The article is well written and well structured.
Even if I am positive about this article, I have a few queries to consider during this minor revision.
L. 55: I would change “force displacement law” to “contact law”.
L. 116: There is no verb in “Similarly, to enhance DEM analysis by extracting continuum fields without the need to handle inner-level source code”. Could you reformulate this sentence to ease the reading?
L. 149: I would not refer to Eq. 9 solely, as you use multiple functions for the coarse-graining function \Psi. Is a reference to Section 3.4.3 more accurate?
Eq. 5: Could you check this Equation? In the current version, an individual contact is computed twice. I guess that the second sum should start at j=i+1, in agreement with the formulation depicted in Weinhart et al. (2012).
L. 170: It appears in L. 385 that you made a different choice than other D2C software (MercuryDPM, for instance) for the particle search (particle vs contact point). A justification of this assumption can be relevant here.
L. 264: I would start with the Section “Data reading and handling” as the format of the input data is described. Please consider reorganizing your Sections.

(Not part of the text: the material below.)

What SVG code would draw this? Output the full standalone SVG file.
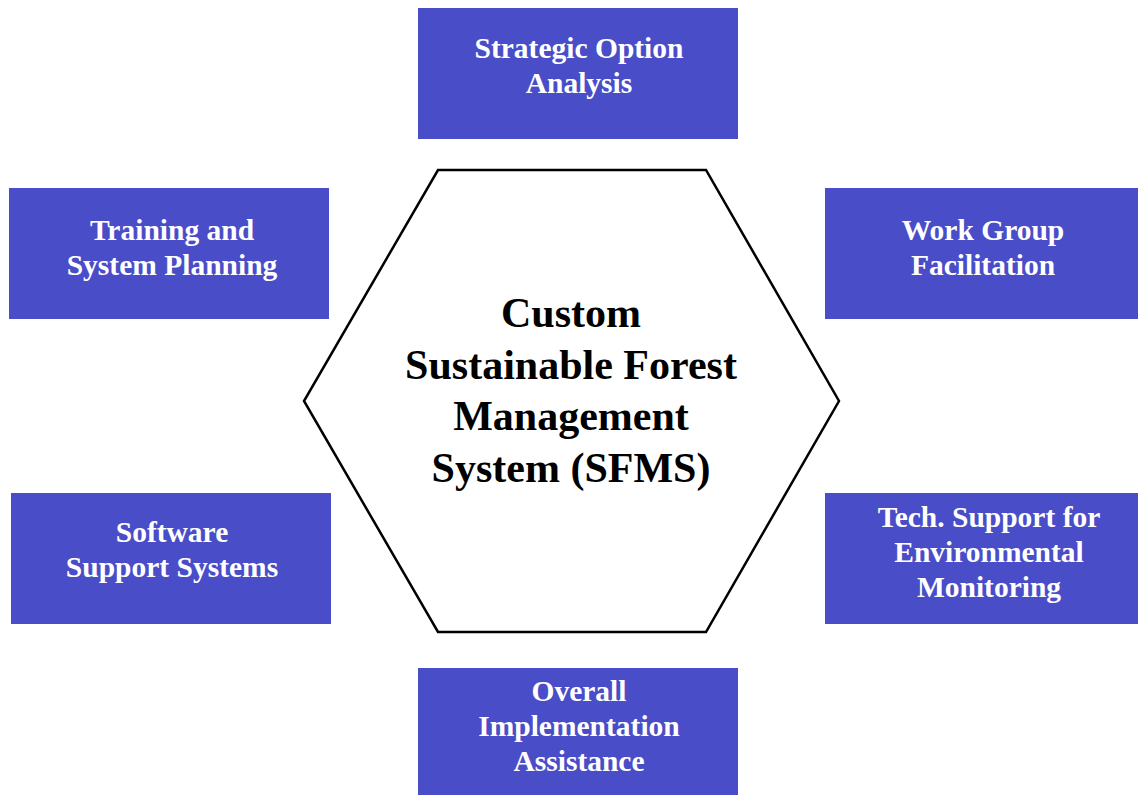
<svg xmlns="http://www.w3.org/2000/svg" width="1138" height="795" viewBox="0 0 1138 795">
<style>
.box{fill:#4A4DC8;}
.bt{font-family:"Liberation Serif","Times New Roman",serif;font-weight:bold;font-size:29.5px;fill:#ffffff;text-anchor:middle;}
.ct{font-family:"Liberation Serif","Times New Roman",serif;font-weight:bold;font-size:42px;fill:#000000;text-anchor:middle;}
</style>
<rect width="1138" height="795" fill="#ffffff"/>
<g id="connectors"></g>
<g id="hub">
<polygon points="438,170 706,170 839,401 706,632 438,632 304,401" fill="#ffffff" stroke="#000000" stroke-width="2.5"/>
<text class="ct" x="571" y="327">Custom</text>
<text class="ct" x="571" y="379">Sustainable Forest</text>
<text class="ct" x="571" y="430">Management</text>
<text class="ct" x="571" y="482">System (SFMS)</text>
</g>
<g id="strategic">
<rect class="box" x="418" y="8" width="320" height="131"/>
<text class="bt" x="579" y="58">Strategic Option</text>
<text class="bt" x="579" y="93">Analysis</text>
</g>
<g id="training">
<rect class="box" x="9" y="188" width="320" height="131"/>
<text class="bt" x="172" y="240">Training and</text>
<text class="bt" x="172" y="275">System Planning</text>
</g>
<g id="workgroup">
<rect class="box" x="825" y="188" width="313" height="131"/>
<text class="bt" x="983" y="240">Work Group</text>
<text class="bt" x="983" y="275">Facilitation</text>
</g>
<g id="software">
<rect class="box" x="11" y="493" width="320" height="131"/>
<text class="bt" x="172" y="542">Software</text>
<text class="bt" x="172" y="577">Support Systems</text>
</g>
<g id="techsupport">
<rect class="box" x="825" y="493" width="313" height="131"/>
<text class="bt" x="989" y="527">Tech. Support for</text>
<text class="bt" x="989" y="562">Environmental</text>
<text class="bt" x="989" y="597">Monitoring</text>
</g>
<g id="overall">
<rect class="box" x="418" y="668" width="320" height="127"/>
<text class="bt" x="579" y="701">Overall</text>
<text class="bt" x="579" y="736">Implementation</text>
<text class="bt" x="579" y="771">Assistance</text>
</g>
</svg>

Figure 6: Could you check this plot? Indeed, the Heavyside function does not verify the formulation detailed in Eq. 11. The function should be =0 for w<r, while the plot shows a non-null value for w<r<2w. This verification should be conducted for the Lucy and Gaussian functions.

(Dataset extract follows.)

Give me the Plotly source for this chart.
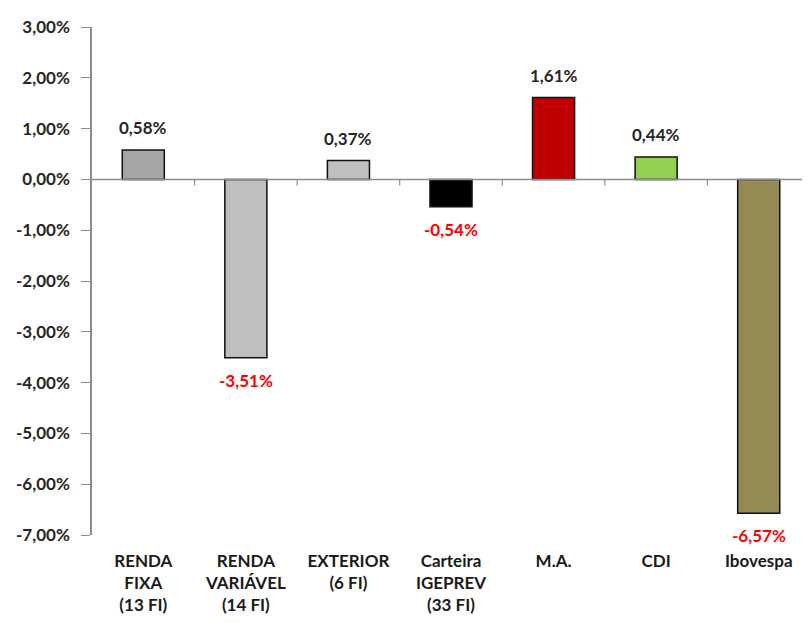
import plotly.graph_objects as go

categories = ["RENDA<br>FIXA<br>(13 FI)", "RENDA<br>VARIÁVEL<br>(14 FI)", "EXTERIOR<br>(6 FI)",
              "Carteira<br>IGEPREV<br>(33 FI)", "M.A.", "CDI", "Ibovespa"]
values = [0.58, -3.51, 0.37, -0.54, 1.61, 0.44, -6.57]
bar_colors = ["#a5a5a5", "#bfbfbf", "#bfbfbf", "#000000", "#c00000", "#92d050", "#948a54"]
y_ticks = [3, 2, 1, 0, -1, -2, -3, -4, -5, -6, -7]

FONT = "Lato, 'Open Sans', sans-serif"
FS = 17


def pct(v):
    return f"{v:.2f}".replace(".", ",") + "%"


yv = [v / 100 for v in values]
fig = go.Figure()
fig.add_trace(go.Bar(
    x=categories, y=yv, width=0.41,
    marker=dict(color=bar_colors, line=dict(color="#111111", width=1.5)),
    hoverinfo="skip",
))

for c, v in zip(categories, values):
    fig.add_annotation(
        x=c, y=v / 100, xref="x", yref="y",
        text="<b>" + pct(v) + "</b>",
        showarrow=False,
        yanchor="bottom" if v >= 0 else "top",
        yshift=10 if v >= 0 else -10,
        font=dict(family=FONT, size=FS, color="#262626" if v >= 0 else "#ff0000"),
    )

# zero line and small tick marks between categories
fig.add_shape(type="line", xref="paper", yref="y", x0=0, x1=1, y0=0, y1=0,
              line=dict(color="#8c8c8c", width=1.5))
for i in range(1, len(categories)):
    fig.add_shape(type="line", xref="x", yref="y", x0=i - 0.5, x1=i - 0.5,
                  y0=0, y1=-6, ysizemode="pixel", yanchor=0,
                  line=dict(color="#8c8c8c", width=1.2))

fig.update_layout(
    width=810, height=626,
    margin=dict(l=84, r=8, t=14, b=99),
    paper_bgcolor="white", plot_bgcolor="white",
    showlegend=False,
    font=dict(family=FONT, color="#262626"),
    xaxis=dict(showline=False, showgrid=False, zeroline=False, ticks="",
               tickfont=dict(family=FONT, size=FS, color="#1a1a1a", weight="bold"),
               ticklabelstandoff=14,
               range=[-0.5, len(categories) - 0.5], fixedrange=True),
    yaxis=dict(range=[-0.07, 0.03], tickvals=[t / 100 for t in y_ticks],
               ticktext=[pct(t) for t in y_ticks],
               showgrid=False, zeroline=False, showline=True, linecolor="#8c8c8c", linewidth=1.5,
               ticks="outside", ticklen=9, tickcolor="#8c8c8c", tickwidth=1.2,
               ticklabelstandoff=8,
               tickfont=dict(family=FONT, size=FS, color="#262626", weight="bold"),
               fixedrange=True),
)

fig.write_html("out.html")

Figure 6: I guess that W(r) should be Psi(r). If not, could you specify the definition of W(r)?
Figure B2: Same remark as Figure 6: I guess that W(r) should be Psi(r). If not, could you specify the definition of W(r)?
L. 529: This depth-independence of the vertical pressure is controversial. I agree with the Authors that Fig. 13 does not show a clear increase in the pressure. However, the relation P=rho.g.h is well established in the literature. I guess this relation is retrieved for the configuration depicted if a larger height h or a larger density rho is considered. Could you add limitations to the conclusion raised concerning the homogeneous vertical pressure with depth?
Figure 12: Could you consider modifying the scale used for the right map? The color assigned to the value -6.6 does not seem to be employed in the map. The range used for the scale can be shorter.
L. 574: As discussed with Section 4.4.3, the default value of w (=0.75*d_43) may not be the accurate choice to make. Maybe a default value of w that depends on the mean distance of the particles is a more resilient selection. In particular, if this code is used by a standard user (see the definition of the profile in Section 3.1.3). This remark is more a hint to the Authors, the text of the article does not have to be changed. I have not tried; maybe it is a bad idea.
L. 683: The consideration of the particle-wall interactions seems in Equation 5 to be already conducted (with the particles between N+1 and N+Nb). If it is finally not the case, could you delete this part of the Equation?